Another resolution urging direct Arab-Israel talks, and sponsored by 21 member nations, was similarly withdrawn today by its sponsors. The only resolution adopted by the Special Political Committee was the American-sponsored resolution extending the mandate of the United Nations Relief and Works Agency for Palestinian Refugees in the Near East for two years, until June 30, 1965. This resolution was adopted almost unanimously at today’s session. A vote was 100 to 0 with two abstentions–Israel and Cameroon.

The American resolution, as finally approved, following many intricate parliamentary moves–some of them initiated by Israel–included an amendment introduced today by Cyprus. That amendment noted “with deep regret that the repatriation or compensation of the refugees” as provided in a 1948 resolution, “has not been effected and that no substantial progress has been made in the program of reintegration of the refugees, either by repatriation or resettlement and that the situation of the refugees continues to be a matter of serious concern.”

On a separate ballot, the Cypriot amendment was adopted by 68 to two and 34 abstentions–with Israel and the United States casting the negative votes.

ISRAEL VOTES AGAINST THANKING PALESTINE CONCILIATION COMMISSION

The United States resolution, in addition to extending UNRWA’s current mandate, due to expire next June 30, also expressed the thanks of the General Assembly to the United Nations Palestine Conciliation Commission “for its efforts to find a way to progress on the Palestine Arab refugee problem.” Israel, which had called for a separate vote on the clause thanking the PCC, cast the only negative ballot when that clause was adopted by 62 to one with 41 abstention.

Dr. Joseph E. Johnson, the Palestine Conciliation Commission’s special emissary to the Middle East, who for two years has been charged with the task of trying to ease the refugee problem, evinced anger against Israel for the negative vote. He said: “Israel was the only one to express non-confidence in me.” Mrs. Golda Meir, Israel’s Foreign Minister, told of Dr. Johnson’s comment, denied that Israel’s vote was directed against him.

The United States resolution also requested the Secretary General of the UN to provide staff and facilities for the continuance of the PCC’s work and directed attention “to the precarious financial position” of UNRWA, urging “non-contributing governments to contribute and contributing governments to consider increasing their contributions so that the agency can carry out its essential programs.”
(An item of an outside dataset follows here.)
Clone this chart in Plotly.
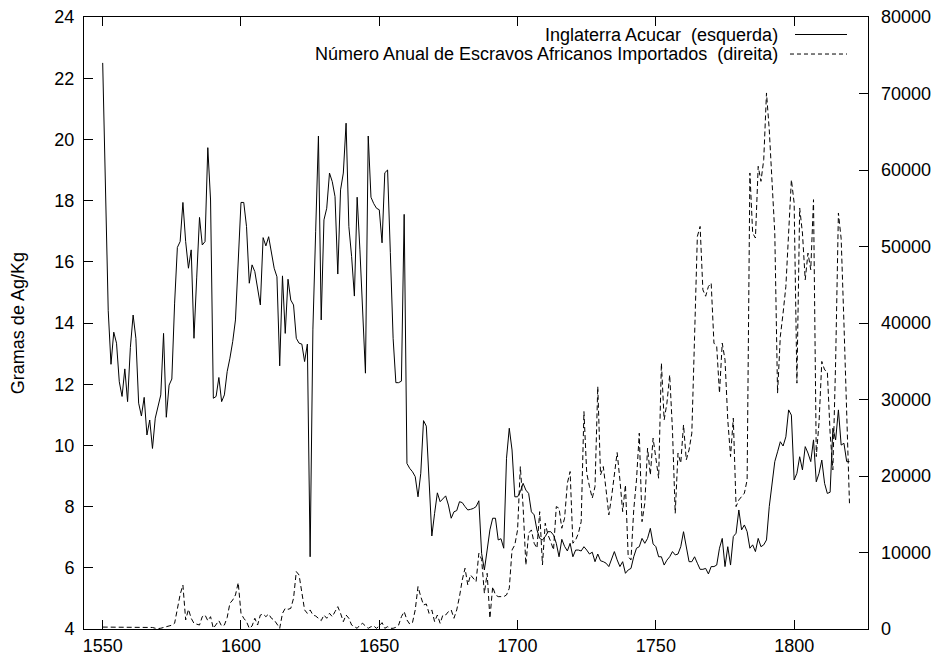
import plotly.graph_objects as go

# Annual series, 1550-1820
years = list(range(1550, 1821))

# England sugar price, grams of silver per kg (left axis)
sugar_price = [
    22.5, 18.0, 14.4, 12.65, 13.7, 13.34, 12.08, 11.6, 12.5, 11.43,      # 1550
    13.2, 14.26, 13.5, 11.38, 10.96, 11.57, 10.34, 10.83, 9.9, 10.89,    # 1560
    11.27, 11.65, 13.66, 10.92, 11.97, 12.17, 14.65, 16.47, 16.66, 17.94,  # 1570
    16.66, 15.79, 16.39, 13.5, 15.5, 17.45, 16.55, 16.66, 19.73, 18.02,  # 1580
    11.54, 11.6, 12.22, 11.43, 11.65, 12.41, 12.85, 13.39, 14.1, 15.84,  # 1590
    17.94, 17.94, 17.15, 15.3, 15.9, 15.68, 15.19, 14.59, 16.79, 16.52,  # 1600
    16.82, 16.28, 15.79, 15.51, 12.6, 15.54, 13.66, 15.43, 14.75, 14.59,  # 1610
    13.5, 13.34, 13.31, 12.74, 13.31, 6.36, 13.8, 17.0, 20.11, 14.1,     # 1620
    17.37, 17.75, 18.9, 18.62, 18.13, 15.6, 18.35, 18.9, 20.53, 17.15,   # 1630
    16.17, 14.88, 18.11, 16.39, 14.5, 12.36, 20.11, 18.11, 17.9, 17.75,  # 1640
    17.7, 16.62, 18.91, 19.0, 16.3, 13.5, 12.05, 12.05, 12.1, 17.55,     # 1650
    9.41, 9.25, 9.14, 8.98, 8.32, 9.09, 10.81, 10.63, 8.87, 7.04,        # 1660
    7.78, 8.45, 8.16, 8.24, 8.35, 8.05, 7.62, 7.83, 7.87, 8.16,          # 1670
    8.13, 8.0, 7.89, 7.91, 7.94, 8.0, 8.19, 6.47, 5.93, 6.58,            # 1680
    7.24, 7.62, 7.62, 6.91, 6.95, 6.64, 9.58, 10.56, 9.85, 8.32,         # 1690
    8.32, 8.49, 8.76, 8.54, 8.43, 7.83, 7.73, 7.24, 6.96, 6.91,          # 1700
    7.02, 7.18, 7.18, 7.07, 6.8, 6.36, 6.93, 6.7, 6.55, 6.8,             # 1710
    6.36, 6.58, 6.58, 6.55, 6.69, 6.58, 6.45, 6.51, 6.2, 6.45,           # 1720
    6.23, 6.2, 6.15, 6.04, 6.31, 6.53, 6.26, 6.04, 6.2, 5.82,            # 1730
    5.93, 5.98, 6.36, 6.64, 6.69, 6.96, 6.8, 6.96, 7.29, 6.78,           # 1740
    6.69, 6.36, 6.36, 6.09, 6.25, 6.36, 6.53, 6.42, 6.45, 6.69,          # 1750
    7.18, 6.64, 6.2, 6.2, 6.36, 6.15, 5.95, 5.95, 5.98, 5.8,             # 1760
    6.04, 6.04, 6.09, 6.64, 6.96, 6.04, 6.69, 6.09, 7.02, 7.13,          # 1770
    7.89, 7.24, 7.4, 7.18, 6.64, 6.75, 6.53, 6.96, 6.69, 6.75,           # 1780
    6.91, 8.0, 8.65, 9.47, 9.79, 10.12, 9.98, 10.28, 11.16, 10.99,       # 1790
    8.87, 9.09, 9.63, 9.2, 9.96, 9.75, 9.47, 10.18, 8.81, 9.09,          # 1800
    9.52, 8.76, 8.43, 8.47, 10.56, 10.18, 11.16, 10.01, 10.07, 9.47,     # 1810
    9.47,                                                                # 1820
]

# Annual number of imported African slaves (right axis)
slaves = [
    250, 250, 250, 250, 250, 250, 250, 250, 250, 250,                    # 1550
    250, 250, 250, 250, 250, 250, 250, 250, 200, 100,                    # 1560
    50, 100, 150, 300, 400, 500, 750, 2500, 4500, 5750,                  # 1570
    1180, 2570, 1400, 740, 650, 520, 1610, 1830, 1090, 1610,             # 1580
    90, 650, 1090, 390, 520, 1500, 3360, 3790, 4450, 6060,               # 1590
    2050, 1400, 960, 90, 390, 1400, 520, 1830, 1960, 1610,               # 1600
    1960, 1400, 1180, 650, 90, 2050, 2700, 2570, 2700, 4010,             # 1610
    7500, 7060, 4880, 2490, 2050, 2490, 1830, 1700, 1400, 1090,          # 1620
    1830, 1400, 2050, 1610, 2270, 2920, 2050, 960, 1830, 1400,           # 1630
    520, 300, 90, 520, 740, 390, 90, 300, 390, 90,                       # 1640
    390, 830, 90, 300, 90, 90, 220, 520, 1610, 2270,                     # 1650
    1180, 650, 830, 2500, 5540, 4230, 3140, 3270, 2050, 2490,            # 1660
    960, 1830, 740, 1830, 1830, 2270, 2490, 1400, 2490, 4230,            # 1670
    6410, 7940, 5760, 7060, 6630, 6190, 9900, 9100, 4670, 7280,          # 1680
    1400, 5530, 4450, 4230, 4230, 4230, 4450, 5320, 10330, 10990,        # 1690
    12950, 21230, 16000, 8370, 12520, 12950, 11210, 10560, 15340, 8370,  # 1700
    13830, 12300, 11420, 10330, 16000, 15790, 13170, 14480, 19060, 20580,  # 1710
    11210, 11640, 12520, 14030, 28420, 20370, 18610, 17100, 18610, 31690,  # 1720
    20140, 21230, 18180, 14910, 17300, 19930, 23060, 19490, 15340, 18840,  # 1730
    9460, 9030, 15570, 19490, 25600, 14030, 16440, 23640, 20140, 24940,  # 1740
    22330, 19710, 34750, 27340, 29520, 33220, 26030, 15130, 22980, 21670,  # 1750
    26680, 22110, 23410, 25600, 38240, 51310, 52620, 44340, 43500, 44770,  # 1760
    45220, 37370, 36930, 30830, 37370, 35190, 27340, 22540, 27560, 16000,  # 1770
    16870, 17300, 17750, 19490, 59610, 51760, 51110, 60480, 58520, 61350,  # 1780
    70070, 65270, 57860, 51760, 30830, 38240, 41300, 44770, 51760, 58730,  # 1790
    55680, 32140, 55030, 51760, 45650, 49140, 46960, 56120, 22540, 27000,  # 1800
    34970, 33880, 33660, 25600, 20800, 35000, 54380, 51000, 40000, 28000,  # 1810
    16440,                                                               # 1820
]

x_ticks = [1550, 1600, 1650, 1700, 1750, 1800]
sugar_name = "Inglaterra Acucar  (esquerda)"
slaves_name = "Número Anual de Escravos Africanos Importados  (direita)"
left_title = "Gramas de Ag/Kg"

FONT = "Liberation Sans, Arial, Helvetica, sans-serif"
INK = "#000000"
TEXT_SIZE = 18

fig = go.Figure()
fig.add_trace(go.Scatter(
    x=years, y=sugar_price, name=sugar_name, mode="lines",
    line=dict(color=INK, width=1), yaxis="y",
))
fig.add_trace(go.Scatter(
    x=years, y=slaves, name=slaves_name, mode="lines",
    line=dict(color=INK, width=1, dash="5px,3px"), yaxis="y2",
))

axis_common = dict(
    showgrid=False, zeroline=False, ticks="inside", ticklen=9,
    tickcolor=INK, tickwidth=1, linecolor=INK, linewidth=1,
    automargin=False,
    tickfont=dict(family=FONT, size=TEXT_SIZE, color=INK),
)

fig.update_layout(
    width=939, height=659,
    margin=dict(l=84, r=71, t=17, b=30, autoexpand=False),
    paper_bgcolor="white", plot_bgcolor="white",
    showlegend=False,
    font=dict(family=FONT, size=TEXT_SIZE, color=INK),
    xaxis=dict(range=[1543.24, 1826.7], tickvals=x_ticks, showline=True,
               mirror="ticks", ticklabelstandoff=0, **axis_common),
    yaxis=dict(range=[4, 24], dtick=2, tick0=4, showline=True, mirror=True,
               ticklabelstandoff=5, **axis_common),
    yaxis2=dict(range=[0, 80000], dtick=10000, tick0=0, overlaying="y",
                side="right", showline=False, tickformat="d",
                ticklabelstandoff=12, **axis_common),
)

# Left axis title
fig.add_annotation(
    text=left_title, xref="paper", yref="paper", x=-0.084, y=0.5,
    xanchor="center", yanchor="middle", textangle=-90, showarrow=False,
    font=dict(family=FONT, size=TEXT_SIZE, color=INK),
)

# Key in the upper right corner: label text followed by a line sample
key_rows = [
    (sugar_name, dict(color=INK, width=1), 0.9714, 0.9069),
    (slaves_name, dict(color=INK, width=1, dash="4px,3px"), 0.9395, 0.9005),
]
for label, style, ky, x0 in key_rows:
    fig.add_annotation(
        text=label, xref="paper", yref="paper", x=0.8878, y=ky,
        xanchor="right", yanchor="middle", showarrow=False,
        font=dict(family=FONT, size=TEXT_SIZE, color=INK),
    )
    fig.add_shape(type="line", xref="paper", yref="paper",
                  x0=x0, x1=0.9732, y0=ky, y1=ky, line=style)

fig.write_html("out.html")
SPONSORS OF RESOLUTION ON ARAB-ISRAEL TALKS EXPLAIN WITHDRAWAL

The resolution calling for direct Arab-Israel peace talks was withdrawn on behalf of its 21 co-sponsors by Arsene A. Usher, the representative of the Ivory Coast, immediately after the approval of the United States resolution, with the Cypriot amendment. He told the session that the 21 co-sponsors were willing not to press for a vote on this resolution at this time because so many delegates had insisted that it was “unrealistic” to den and direct Arab-Israeli peace talks when there was still no willingness to engage in such negotiations.

He requested the four Moslem co-sponsors of the pro-Arab resolution, calling for the appointment of a United Nations custodian over Arab properties inside Israel to withdraw their draft in the same spirit. However, the co-sponsors of the custodian draft–Mauritania, Pakistan, Afghanistan and Indonesia–first refused to do so. Later, however, they changed their minds.

With the adoption of the U.S. resolution, the debate on the Arab refugee issue–which lasted more than three weeks–came to an end today. The Special Political Committee held 18 sessions on this subject at the current UN General Assembly.